Don’t skip the rack if you care about crisp skin
Elevating the turkey lets hot air circulate all around, including under the skin, which makes a very noticeable difference.
Use a thermometer, not the clock
Ovens run hot or cool, and turkey legs come in wildly different sizes. Treat the timing as a guideline and the internal temperature as the truth.
Why the dry brine + uncovered fridge time?
Salt needs time to move from the surface into the meat.

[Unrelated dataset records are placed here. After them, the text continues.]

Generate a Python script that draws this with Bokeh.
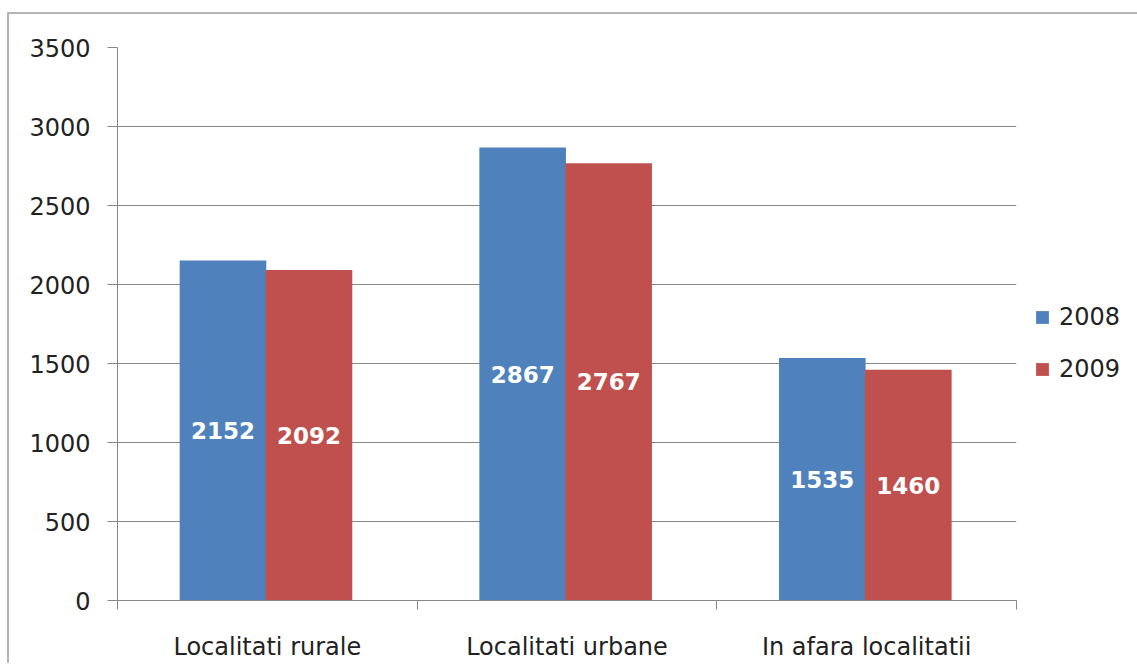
from bokeh.plotting import figure
from bokeh.models import (ColumnDataSource, Range1d, FixedTicker, Legend, LegendItem, LabelSet)
from bokeh.core.properties import value
from bokeh.embed import file_html
from bokeh.resources import INLINE

categories = ["Localitati rurale", "Localitati urbane", "In afara localitatii"]
years = ["2008", "2009"]
values_2008 = [2152, 2867, 1535]
values_2009 = [2092, 2767, 1460]
y_ticks = [0, 500, 1000, 1500, 2000, 2500, 3000, 3500]

BLUE = "#4F81BD"
RED = "#C0504D"
GRAY = "#868686"
FONT = "DejaVu Sans"

idx = list(range(len(categories)))
src08 = ColumnDataSource(dict(x=[i + 0.352 for i in idx], top=values_2008,
                              mid=[v / 2 for v in values_2008], lab=[str(v) for v in values_2008]))
src09 = ColumnDataSource(dict(x=[i + 0.639 for i in idx], top=values_2009,
                              mid=[v / 2 for v in values_2009], lab=[str(v) for v in values_2009]))

p = figure(width=1126, height=655, frame_width=899, frame_height=553,
           min_border_left=108, min_border_top=33, min_border_bottom=10, min_border_right=10,
           x_range=Range1d(0, 3), y_range=Range1d(0, 3500),
           output_backend="svg", toolbar_location=None,
           margin=(12, 0, 0, 7),
           styles={"border-top": "2px solid #b4b4b4", "border-left": "2px solid #b4b4b4"})
p.outline_line_color = None
p.background_fill_color = "white"
p.border_fill_color = "white"

r1 = p.vbar(x="x", top="top", width=0.289, bottom=0, source=src08, fill_color=BLUE, line_color=None)
r2 = p.vbar(x="x", top="top", width=0.289, bottom=0, source=src09, fill_color=RED, line_color=None)

for s in (src08, src09):
    p.add_layout(LabelSet(x="x", y="mid", text="lab", source=s, text_color="white",
                          text_font=value(FONT), text_font_style="bold", text_font_size="23px",
                          text_align="center", text_baseline="middle"))

# y axis
p.yaxis.ticker = FixedTicker(ticks=y_ticks)
p.yaxis.axis_line_color = GRAY
p.yaxis.major_tick_line_color = GRAY
p.yaxis.major_tick_out = 10
p.yaxis.major_tick_in = 0
p.yaxis.minor_tick_line_color = None
p.yaxis.major_label_text_font = FONT
p.yaxis.major_label_text_font_size = "24px"
p.yaxis.major_label_text_color = "#222222"
p.yaxis.major_label_standoff = 17

# x axis
p.xaxis.ticker = FixedTicker(ticks=[i + 0.5 for i in idx], minor_ticks=[0, 1, 2, 3])
p.xaxis.major_label_overrides = {i + 0.5: c for i, c in zip(idx, categories)}
p.xaxis.axis_line_color = GRAY
p.xaxis.major_tick_line_color = None
p.xaxis.major_tick_out = 0
p.xaxis.major_tick_in = 0
p.xaxis.minor_tick_line_color = GRAY
p.xaxis.minor_tick_out = 9
p.xaxis.minor_tick_in = 0
p.xaxis.major_label_text_font = FONT
p.xaxis.major_label_text_font_size = "24px"
p.xaxis.major_label_text_color = "#222222"
p.xaxis.major_label_standoff = 23

p.xgrid.grid_line_color = None
p.ygrid.grid_line_color = GRAY
p.ygrid.grid_line_width = 1

legend = Legend(items=[LegendItem(label=years[0], renderers=[r1]),
                       LegendItem(label=years[1], renderers=[r2])],
                location=(18, 217), orientation="vertical",
                glyph_width=16, glyph_height=16, label_text_font=FONT,
                label_text_font_size="24px", label_text_color="#222222",
                label_standoff=9, spacing=24, padding=0, margin=0,
                border_line_color=None, background_fill_alpha=0)
p.add_layout(legend, "right")

open("out.html", "w").write(file_html(p, INLINE))
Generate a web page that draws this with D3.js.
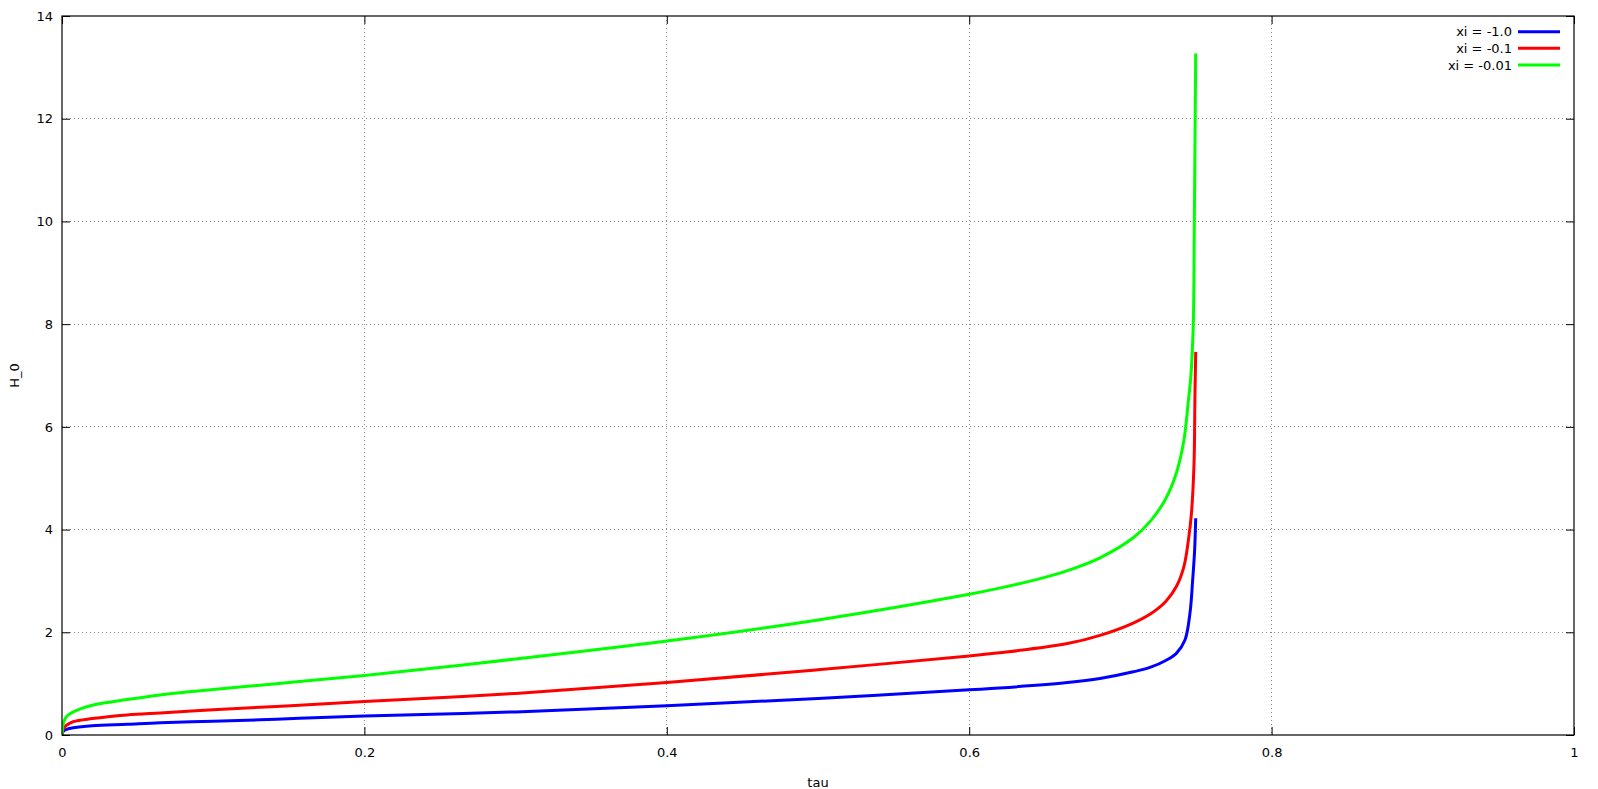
<!DOCTYPE html>
<html>
<head>
<meta charset="utf-8">
<script src="https://cdn.jsdelivr.net/npm/d3@7"></script>
<style>
  html, body { margin: 0; padding: 0; background: #fff; }
  svg { display: block; }
  text { font-family: "DejaVu Sans", sans-serif; font-size: 13px; fill: #000; }
</style>
</head>
<body>
<svg id="chart" width="1598" height="789"></svg>
<script>
// ---- data ----
const seriesNames = ["xi = -1.0", "xi = -0.1", "xi = -0.01"];
const seriesColors = ["#0000ff", "#ff0000", "#00ff00"];

const tauBlue = [0, 0.001, 0.003, 0.0075, 0.02, 0.043, 0.065, 0.1, 0.131, 0.157, 0.2, 0.3, 0.4, 0.5, 0.6, 0.62, 0.665, 0.6865, 0.7085, 0.72, 0.73, 0.737, 0.7427, 0.746, 0.7478, 0.7491, 0.7498];
const hBlue   = [0, 0.08, 0.11, 0.14, 0.18, 0.21, 0.24, 0.27, 0.295, 0.325, 0.37, 0.45, 0.57, 0.71, 0.88, 0.915, 1.02, 1.10, 1.23, 1.32, 1.45, 1.59, 1.85, 2.37, 3.02, 3.6, 4.22];

const tauRed = [0, 0.001, 0.003, 0.0075, 0.02, 0.043, 0.065, 0.1, 0.131, 0.157, 0.2, 0.3, 0.4, 0.5, 0.6, 0.62, 0.665, 0.6865, 0.7085, 0.72, 0.73, 0.737, 0.742, 0.745, 0.747, 0.7487, 0.7493, 0.7498];
const hRed   = [0, 0.13, 0.19, 0.26, 0.32, 0.39, 0.43, 0.49, 0.54, 0.58, 0.65, 0.81, 1.02, 1.27, 1.54, 1.60, 1.78, 1.94, 2.18, 2.36, 2.60, 2.89, 3.28, 3.80, 4.32, 5.29, 6.59, 7.46];

const tauGreen = [0, 0.001, 0.003, 0.0075, 0.02, 0.043, 0.065, 0.1, 0.131, 0.157, 0.2, 0.3, 0.4, 0.5, 0.6, 0.62, 0.645, 0.665, 0.6865, 0.7085, 0.72, 0.73, 0.737, 0.742, 0.745, 0.7465, 0.7482, 0.7489, 0.7498];
const hGreen   = [0, 0.24, 0.36, 0.45, 0.58, 0.69, 0.78, 0.885, 0.97, 1.04, 1.16, 1.48, 1.83, 2.24, 2.74, 2.86, 3.03, 3.20, 3.45, 3.84, 4.17, 4.6, 5.1, 5.74, 6.52, 6.95, 8.0, 10.0, 13.27];

const xTicks = [0, 0.2, 0.4, 0.6, 0.8, 1];
const xTickLabels = ["0", "0.2", "0.4", "0.6", "0.8", "1"];
const yTicks = [0, 2, 4, 6, 8, 10, 12, 14];
const yTickLabels = ["0", "2", "4", "6", "8", "10", "12", "14"];
const xLabel = "tau";
const yLabel = "H_0";

// ---- layout ----
const L = 62, R = 1574, T = 16, B = 735;
const svg = d3.select("#chart");
const x = d3.scaleLinear().domain([0, 1]).range([L, R]);
const y = d3.scaleLinear().domain([0, 14]).range([B, T]);

// grid
const grid = svg.append("g");
grid.selectAll("line.gx").data(xTicks.slice(1, -1)).join("line")
  .attr("x1", d => x(d)).attr("x2", d => x(d)).attr("y1", T).attr("y2", B)
  .attr("stroke", "#8a8a8a").attr("stroke-width", 1).attr("stroke-dasharray", "1,3")
  .attr("shape-rendering", "crispEdges");
grid.selectAll("line.gy").data(yTicks.slice(1, -1)).join("line")
  .attr("x1", L).attr("x2", R).attr("y1", d => y(d)).attr("y2", d => y(d))
  .attr("stroke", "#8a8a8a").attr("stroke-width", 1).attr("stroke-dasharray", "1,3")
  .attr("shape-rendering", "crispEdges");

// axes with inward ticks (mirrored)
const tl = 8;
const axB = svg.append("g").attr("transform", `translate(0,${B})`)
  .call(d3.axisBottom(x).tickValues(xTicks).tickFormat((d, i) => xTickLabels[i]).tickSizeInner(-tl).tickSizeOuter(0).tickPadding(tl + 5));
const axT = svg.append("g").attr("transform", `translate(0,${T})`)
  .call(d3.axisTop(x).tickValues(xTicks).tickFormat("").tickSizeInner(-tl).tickSizeOuter(0));
const axL = svg.append("g").attr("transform", `translate(${L},0)`)
  .call(d3.axisLeft(y).tickValues(yTicks).tickFormat((d, i) => yTickLabels[i]).tickSizeInner(-tl).tickSizeOuter(0).tickPadding(tl + 1));
const axR = svg.append("g").attr("transform", `translate(${R},0)`)
  .call(d3.axisRight(y).tickValues(yTicks).tickFormat("").tickSizeInner(-tl).tickSizeOuter(0));
[axB, axT, axL, axR].forEach(a => {
  a.select(".domain").remove();
  a.selectAll(".tick line").attr("stroke", "#000").attr("stroke-width", 1);
  a.selectAll("text").attr("font-family", "DejaVu Sans, sans-serif").attr("font-size", 13).attr("fill", "#000");
});

// series
const series = [
  { tau: tauBlue, h: hBlue },
  { tau: tauRed, h: hRed },
  { tau: tauGreen, h: hGreen }
];
const line = d3.line().x(d => x(d[0])).y(d => y(d[1])).curve(d3.curveCatmullRom.alpha(0.5));
const clip = svg.append("clipPath").attr("id", "clip").append("rect")
  .attr("x", L).attr("y", T).attr("width", R - L).attr("height", B - T);
svg.append("g").attr("clip-path", "url(#clip)")
  .selectAll("path").data(series).join("path")
  .attr("d", s => line(s.tau.map((t, i) => [t, s.h[i]])))
  .attr("fill", "none")
  .attr("stroke", (s, i) => seriesColors[i])
  .attr("stroke-width", 3)
  .attr("stroke-linejoin", "round");

// border
svg.append("rect").attr("x", L).attr("y", T).attr("width", R - L).attr("height", B - T)
  .attr("fill", "none").attr("stroke", "#000").attr("stroke-width", 1.2);

// axis labels
svg.append("text").attr("x", 818).attr("y", 782).attr("text-anchor", "middle")
  .attr("dominant-baseline", "central").text(xLabel);
svg.append("text").attr("transform", `translate(14,${(T + B) / 2}) rotate(-90)`)
  .attr("text-anchor", "middle").attr("dominant-baseline", "central").text(yLabel);

// legend
const legY = [31.7, 48.3, 65];
const leg = svg.append("g");
seriesNames.forEach((name, i) => {
  leg.append("text").attr("x", 1512).attr("y", legY[i]).attr("text-anchor", "end")
    .attr("dominant-baseline", "central").text(name);
  leg.append("line").attr("x1", 1518).attr("x2", 1560).attr("y1", legY[i]).attr("y2", legY[i])
    .attr("stroke", seriesColors[i]).attr("stroke-width", 3);
});
</script>
</body>
</html>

Rubbing the turkey with a salty spice mix and letting it sit in the fridge gives you:
- Deeper seasoning all the way to the bone
- Better moisture retention as it roasts
- Dryer skin on the outside, which browns and crisps faster
Leaving the turkey uncovered also lets the surface dehydrate slightly, which is exactly what you want for glassy, crackly skin.
Why baking powder in the rub (and do I have to)?
A small amount of aluminum-free baking powder in the dry rub gently raises the pH on the surface of the skin and encourages it to dry out even more in the fridge. That means extra-bubbly, crisp skin without tasting “chemical” or cakey.
The key is using a small amount (and aluminum-free if you’re sensitive to that flavor). If you don’t have it or don’t want to use it, you still get excellent results from the dry brine + rack + duck fat gloss.
Using this method for chicken or turkey breast
The same technique works nicely for:
- Bone-in, skin-on chicken thighs or drumsticks (shorter cook time)
- Bone-in, skin-on turkey breast (watch the final temperature)
For breast meat, start checking around 150°F / 66°C and pull it from the oven by 160–165°F / 71–74°C. You can still use a brief hot finish, but don’t chase 180°F on white meat unless you like it on the dry side.